A cantora conta que as palavras de desabafo são porque não estava conseguindo conviver com uma realidade que as pessoas pensavam dela. “Muitos amigos pretos artistas na mesma situação que eu, não têm coragem de chegar e falar sobre isso publicamente”.

Redes sociais

A artista estava morando no Rio de Janeiro, mas foi para fora da cidade onde pudesse se sentir mais segura da pandemia. Teve que entregar o imóvel por não ter mais dinheiro para pagar o aluguel e a mudança para a nova casa que, segundo ela “só tem teto”, só foi possível com a ajuda de um coletivo preto após o seu desabafo nas redes sociais.

“Enquanto não tinha pandemia, quando não tinha show para fazer, eu mesmo me produzia. Não querem me contratar, então vou arrumar um lugar, vou chamar as pessoas, vou fazer meu ‘corre’. Vou tocar na rua, vou declamar poesia no metrô, eu gosto”.

Mas agora, confinada, diz que somente lives não é suficiente à sobrevivência e pelo fato de não ter os meios de produção, como alguns artistas mantém, como o chamado home studio (estúdio de música básico caseiro), a situação piora. “Like no Facebook e conta verificada no Instagram não põem arroz na mesa”. Conta verificada no Instagram significa selo de autenticidade de figura pública conhecida, principalmente artistas, na plataforma digital.
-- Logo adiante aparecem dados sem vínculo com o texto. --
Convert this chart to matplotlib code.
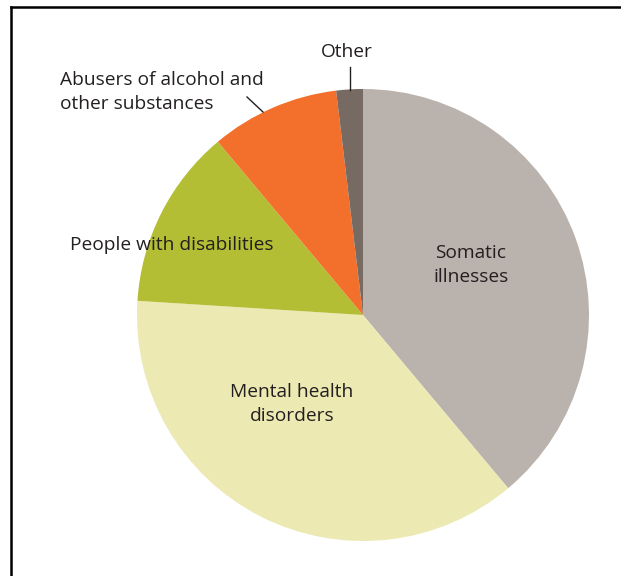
import matplotlib
matplotlib.use("Agg")
import matplotlib.pyplot as plt
from matplotlib.lines import Line2D

categories = ["Somatic illnesses", "Mental health disorders", "People with disabilities",
              "Abusers of alcohol and other substances", "Other"]
values = [38.9, 37.1, 12.9, 9.2, 1.9]
colors = ["#BAB2AC", "#ECE9B3", "#B3BE34", "#F36F2C", "#766A62"]

plt.rcParams['font.family'] = ['Open Sans', 'DejaVu Sans']

W, H = 621, 576
fig = plt.figure(figsize=(W / 100, H / 100), dpi=100)

cx, cy, r = 363, 315, 226
ax = fig.add_axes([(cx - r) / W, (H - cy - r) / H, 2 * r / W, 2 * r / H])
ax.pie(values, colors=colors, startangle=90, counterclock=False, radius=1,
       wedgeprops=dict(linewidth=0))
ax.set_xlim(-1, 1)
ax.set_ylim(-1, 1)
ax.set_aspect('equal')
ax.axis('off')

def fx(px):
    return px / W

def fy(py):
    return 1 - py / H

fs = 13.8
col = "#231F20"
fig.text(fx(471), fy(265), "Somatic\nillnesses", ha='center', va='center', fontsize=fs, color=col, linespacing=1.4)
fig.text(fx(292), fy(404), "Mental health\ndisorders", ha='center', va='center', fontsize=fs, color=col, linespacing=1.4)
fig.text(fx(70), fy(245), "People with disabilities", ha='left', va='center', fontsize=fs, color=col)
fig.text(fx(60), fy(92), "Abusers of alcohol and\nother substances", ha='left', va='center', fontsize=fs, color=col, linespacing=1.4)
fig.text(fx(347), fy(52), "Other", ha='center', va='center', fontsize=fs, color=col)

# leader lines
fig.add_artist(Line2D([fx(247), fx(263)], [fy(97), fy(112)], color=col, lw=1))
fig.add_artist(Line2D([fx(350), fx(350)], [fy(67), fy(90)], color=col, lw=1))

# frame
fig.add_artist(Line2D([fx(11), fx(11)], [fy(7), 0], color='black', lw=1.8))
fig.add_artist(Line2D([fx(11), 1], [fy(7), fy(7)], color='black', lw=1.8))

fig.savefig("out.png", dpi=100, facecolor='white')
Para ela, é necessário retorno financeiro além de milhares de pessoas que a seguem nas redes sociais. “Você acha que artista vive de quê? Voltei a viver com o que sempre vivi, rodando chapéu, agora virtual”.

Depois do desabafo na internet, Bia Ferreira diz estar recebendo “uma enxurrada de amor” e alguma ajuda de dinheiro, ainda que bastante limitada, e auxílio para tentar fazer lives que tragam algum retorno financeiro. Também tem se inscrito em editais de música virtual.  “A gente quer dizer para o povo preto que nós somos maioria e, por isso, acredito na minha arte”, finaliza.